The Sports Tribunal has suspended cyclist Karl Murray for a period of 8 years for the presence of a prohibited substance, clenbuterol, in a sample taken from him during the Tour of Northland on 18 March 2017. Clenbuterol is a non-specified substance prohibited at all times, and its presence is a violation of the Sports Anti-Doping Rules (SADR).

After a hearing in October 2017 the Sports Tribunal found that Mr Murray had committed an anti-doping rule violation. Mr Murray was not sanctioned for that offence at the time, after DFSNZ sought an adjournment, until the Court of Arbitration for Sport (CAS) had ruled on its appeal concerning a potential breach of his earlier ban.

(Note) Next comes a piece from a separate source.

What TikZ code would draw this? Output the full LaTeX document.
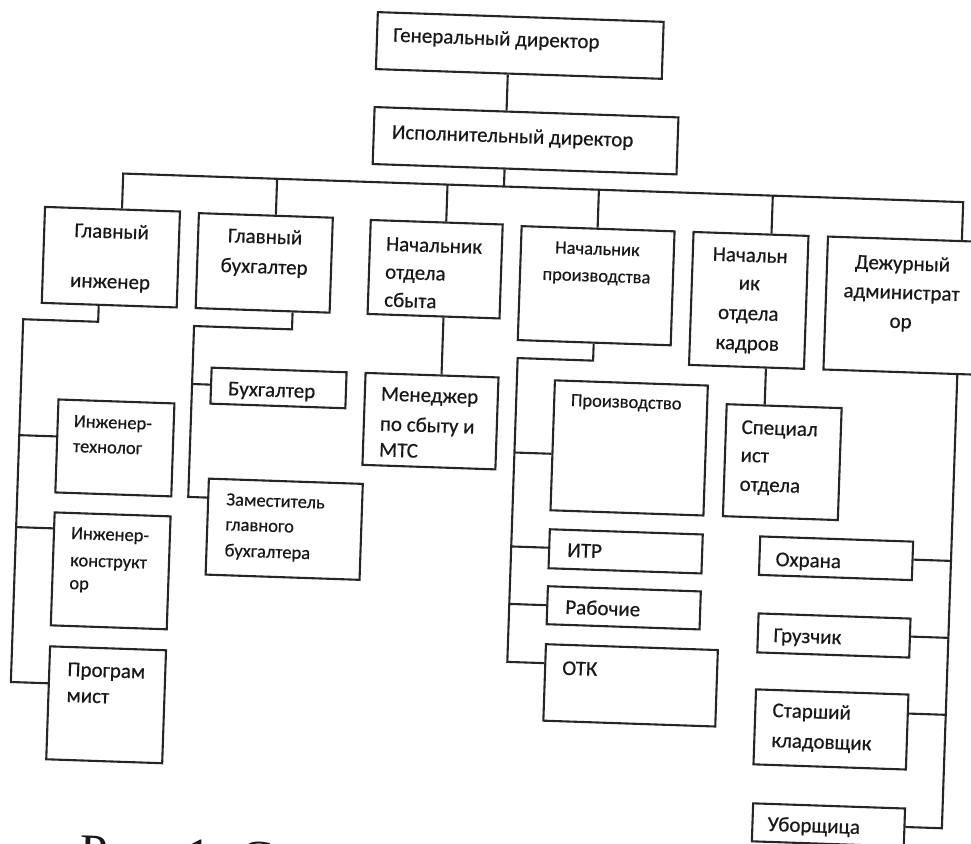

Mr Murray had been banned for two years by the New Caledonia Anti-Doping Commission (Code non-Signatory) in 2014, following a positive test while competing in an event there in 2013. That ban was later recognised by the UCI, the world governing body for cycling, in April 2015, which enabled it to be recognised in New Zealand. CAS found that while banned, Mr Murray coached athletes, which is a prohibited activity. The Sports Tribunal had previously dismissed the case against Mr Murray when DFSNZ first brought the case in 2016, prompting its appeal to the CAS.

CAS upheld DFSNZ’s appeal and as a result Mr Murray’s two-year ban for an anti-doping rule violation was restarted on 15 December 2017. The issue of sanction for the Tour of Northland violation was scheduled to be heard by the Tribunal on 9 February 2018, but a jurisdiction issue was raised which had to be first determined by the Tribunal. Subsequently a decision was issued in March 2018 and the sanction hearing was rescheduled in April 2018.

The presumptive period of ineligibility for the intentional use of a non-specified substance is four years. DFSNZ’s position was the New Caledonian violation was Mr Murray’s first violation and the Tour of Northland a second violation. It was accepted that coaching while banned did not count in determining the applicable sanction. The sanction for a second violation is “twice the period of ineligibility”, therefore Mr Murray was subject to an eight year period of ineligibility.

Mr Murray challenged the New Caledonian ban being counted as a first violation, as New Caledonia was a non-Signatory to the Code, and recognition by UCI of the decision related only to the ban, not the violation. In Mr Murray’s view the Tour of Northland event was his first violation under the SADR, and as such he was subject to a maximum period of four years ineligibility

The Tribunal was satisfied that the New Caledonian decision could be recognised and further that the violation constituted Mr Murray’s first violation for determining the issue of sanction applicable to the Tour of Northland event. The Tribunal noted that the New Caledonia decision was recognised by the UCI and that:

there was no challenge to the UCI recognition, nor as we understand it, any challenge to the consequential recognition of the French and New Zealand authorities, and no suggestion before this Tribunal that the New Caledonian rules were in any material way inconsistent with the Code.

In the Tribunal’s view recognition of the violation and sanction were consistent with the interpretation of Rule 15 and the Code’s purpose to “ensure harmonised, co-ordinated and effective anti-doping programmes at the international and national level with regard to detection, deterrence and prevention of doping”.

As the Tour of Northland violation constituted Mr Murray’s second violation, the Tribunal imposed the mandatory period of eight years’ ineligibility backdated to commence from 11 May 2017, the date of Mr Murray’s provisional suspension.